Published 1 January 2021, The Daily Tribune

What a gleeful coincidence that the start of New Year coincides with our very first column for 2021. As another year starts, doors open to better choices. A chance to start anew is provided to all, and with new beginnings come hope and much room for improvement. Indeed, most of us start the year with a list of resolutions that we aspire for in the coming year. This list may include financial, physical and even spiritual goals. But did you know this could also include a legal goal?

Giving everyone his due by exercising good faith in all dealings is a good resolution not just for 2021, but also beyond.

This principle is enshrined in Article 19 of the Civil Code.

It states that every person must, in the exercise of his rights and in the performance of his duties, act with justice, give everyone his due, and observe honesty and good faith. In other words, Article 19 is the codification of justice and fair play in the performance of one’s duties and in observing his actions. Interestingly, Article 19 marks the beginning of a chapter in the Civil Code entitled “Human Relations,” for indeed the chapter deals with so-called norms of conduct in dealing with each other in respect of rights and duties.

This provision has also been touted as a limitation on the exercise of one’s rights. This provision reminds that one cannot abuse his/her rights to the prejudice or damage of another person.

According to the esteemed former Senator Arturo Tolentino in his eminent work on the Civil Code, the exercise of a right ends when the right disappears, and it disappears when it is abused, especially to the prejudice of others.

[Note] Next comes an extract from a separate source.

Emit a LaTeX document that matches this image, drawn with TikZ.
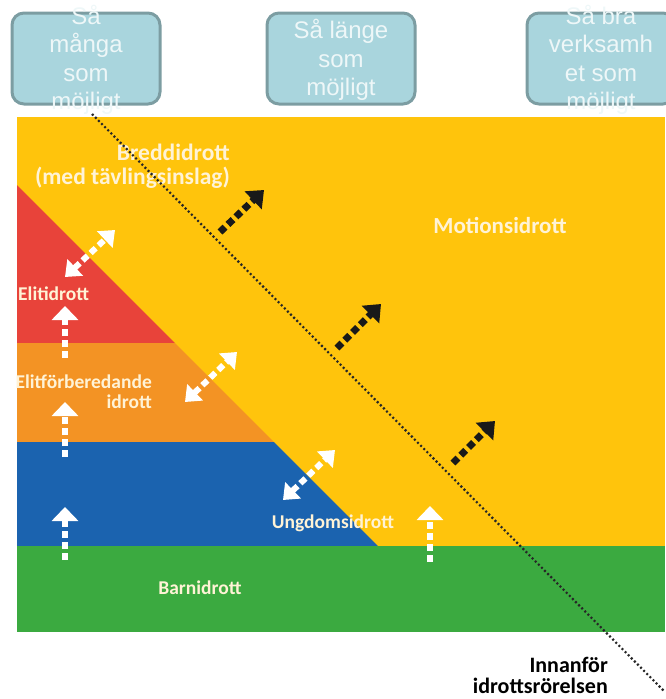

Indeed, a person should be protected only when he acts in the legitimate exercise of his right, that is, when he acts with prudence and in good faith; but not when he acts with negligence or abuse (Tolentino, Civil Code of the Philippines, 1990 Ed., Vol. 1, p. 61, as cited in De Guzman vs NLRC, GR 90856, 23 July 1992).

“Good faith” is a commonly used term which in reality has nothing to do with simply doing “good” or having “faith” — although it is excellent to have both these things.

As a legal concept, good faith refers to the state of mind consisting of the intention to abstain from taking an unconscionable and unscrupulous advantage of another.

This state of mind is manifested outwardly through one’s acts. In contrast, malice or bad faith implies a conscious and intentional design to do a wrongful act for a dishonest purpose.

Under the abuse of rights principle found in Article 19 of the Civil Code, a person would be liable if he instead acted in bad faith, with intent to prejudice another.

A fit illustration is the overzealousness of the petitioners – employees of a retail company – in proving that respondent, an airline employee, allegedly failed to pay for a pair of jeans from their store.

While petitioners initially had the right to demand payment and investigate, their overzealousness resulted in humiliating respondent.

They even sent a letter to respondent’s employer to narrate the incident. Petitioners were found to have abused their rights because in doing so, they actually infringed on respondent’s own rights.

They were held liable for damages under Article 19 in relation to Article 21 of the Civil Code, which states that any person who willfully causes loss or injury to another in a manner that is contrary to morals or good customs, or public policy shall compensate the latter for the damage (California Clothing Inc. vs Quinones, GR 175822, 23 October 2013).

In another case, the Supreme Court reminded that the principle of giving everyone his due also applies in contracts.

The Court found that the counterparty’s issuance of an unfunded check when it came time to pay the supplier and its entering into a contract with a third person in an effort to evade its liability amount to a breach of contract done in bad faith.

Persons who have the right to enter into contractual relations must exercise that right with honesty and good faith.

Failure to do so results in an abuse of that right, which may become the basis of an action for damages (Arco Pulp and Paper Co. Inc. vs Lim, GR 206806, 25 June 2014).

Indeed, New Year is about celebrating new beginnings.

Let us fuel the year with good faith and good cheers, brought about by a clean conscience and a resolve to act with justness and honesty of purpose all year round.